Key point Details Why it matters to the reader
Hard surfaces vs. soft surfaces Glass, tile, and concrete reflect sound; textiles and books absorb it Understand why some spaces fatigue your ears while others feel calming
Reverberation time The longer a sound takes to fade, the more the echo feels intrusive Helps you “hear” what you can’t see and pinpoint problem rooms
Everyday micro-adjustments Rugs, curtains, shelves, and furniture layout can be game-changers Gives practical levers without major construction or a huge budget

FAQ

  • Why does my small bathroom echo more than my larger bedroom? Bathrooms often have a perfect storm of hard, reflective surfaces: tile, glass, porcelain, bare ceilings. Even though the room is small, almost nothing absorbs sound, so it keeps bouncing. Bedrooms usually have textiles-mattress, bedding, curtains-that soak up many of those reflections.
  • Can furniture placement really change the echo that much? Yes. A big sofa against a bare wall, a bookcase breaking up a long surface, or a rug under a coffee table all interrupt reflection paths. You’re not just “filling space”; you’re changing how sound travels, which your ears experience as less echo and a softer ambiance.

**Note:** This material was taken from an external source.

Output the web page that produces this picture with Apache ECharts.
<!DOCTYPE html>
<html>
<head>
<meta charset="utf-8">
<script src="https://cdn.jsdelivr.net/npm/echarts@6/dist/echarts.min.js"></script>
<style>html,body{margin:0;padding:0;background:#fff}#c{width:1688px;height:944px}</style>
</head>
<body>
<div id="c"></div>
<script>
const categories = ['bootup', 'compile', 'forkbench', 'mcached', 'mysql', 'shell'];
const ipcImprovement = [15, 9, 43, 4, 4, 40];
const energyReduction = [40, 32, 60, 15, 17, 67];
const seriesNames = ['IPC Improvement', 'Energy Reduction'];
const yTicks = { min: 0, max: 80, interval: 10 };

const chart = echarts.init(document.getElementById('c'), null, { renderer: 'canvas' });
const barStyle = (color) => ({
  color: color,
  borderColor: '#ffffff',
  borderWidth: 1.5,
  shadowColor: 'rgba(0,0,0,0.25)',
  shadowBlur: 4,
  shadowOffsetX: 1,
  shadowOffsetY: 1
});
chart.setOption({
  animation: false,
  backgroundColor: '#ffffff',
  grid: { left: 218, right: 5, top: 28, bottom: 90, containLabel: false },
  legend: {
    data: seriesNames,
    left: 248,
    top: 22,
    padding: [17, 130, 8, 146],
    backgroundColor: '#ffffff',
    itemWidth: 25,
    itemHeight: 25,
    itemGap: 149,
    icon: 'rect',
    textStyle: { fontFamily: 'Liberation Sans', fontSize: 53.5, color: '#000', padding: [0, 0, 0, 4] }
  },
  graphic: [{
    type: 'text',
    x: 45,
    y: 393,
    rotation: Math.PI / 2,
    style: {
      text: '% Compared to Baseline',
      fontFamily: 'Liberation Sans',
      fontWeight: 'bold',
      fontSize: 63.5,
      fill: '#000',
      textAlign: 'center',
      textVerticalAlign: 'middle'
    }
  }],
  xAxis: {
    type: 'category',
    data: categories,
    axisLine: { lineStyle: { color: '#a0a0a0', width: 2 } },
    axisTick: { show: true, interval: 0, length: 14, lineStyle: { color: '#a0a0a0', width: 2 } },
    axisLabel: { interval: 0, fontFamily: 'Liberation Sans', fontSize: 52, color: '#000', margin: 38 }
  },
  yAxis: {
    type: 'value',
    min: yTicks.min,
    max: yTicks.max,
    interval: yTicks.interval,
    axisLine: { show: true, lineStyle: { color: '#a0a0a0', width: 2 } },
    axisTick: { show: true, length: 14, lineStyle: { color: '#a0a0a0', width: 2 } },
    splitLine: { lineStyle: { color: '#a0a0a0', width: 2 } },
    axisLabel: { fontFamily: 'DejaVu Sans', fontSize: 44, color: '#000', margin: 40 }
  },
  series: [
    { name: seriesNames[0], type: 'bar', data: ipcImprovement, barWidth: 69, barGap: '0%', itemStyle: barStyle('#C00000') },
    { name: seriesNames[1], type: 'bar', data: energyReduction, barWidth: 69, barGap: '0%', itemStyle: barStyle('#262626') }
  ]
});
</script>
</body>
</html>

  • Is echo bad for my health or just annoying? Echo itself isn’t harmful, but living in constantly harsh, reverberant spaces can contribute to fatigue, stress, and difficulty focusing. Your brain works harder to decode speech in echoey rooms, especially if you have any level of hearing loss or sensory sensitivity.
  • Do I need professional acoustic panels at home? Not usually. For most homes, rugs, curtains, cushions, fabric headboards, and full bookcases do a lot of the heavy lifting. Professional panels make sense in specific cases: home studios, home theaters, or extremely echoey open spaces where simple fixes aren’t enough.
  • How can I quickly test if a room has “too much” echo? Stand in the middle, clap once, and listen. If you hear a sharp, metallic “ping” or a noticeable tail after the clap, the room is quite reflective. Repeat the test after adding a rug or closing curtains. If the sound gets shorter and duller, you’re moving in the right direction.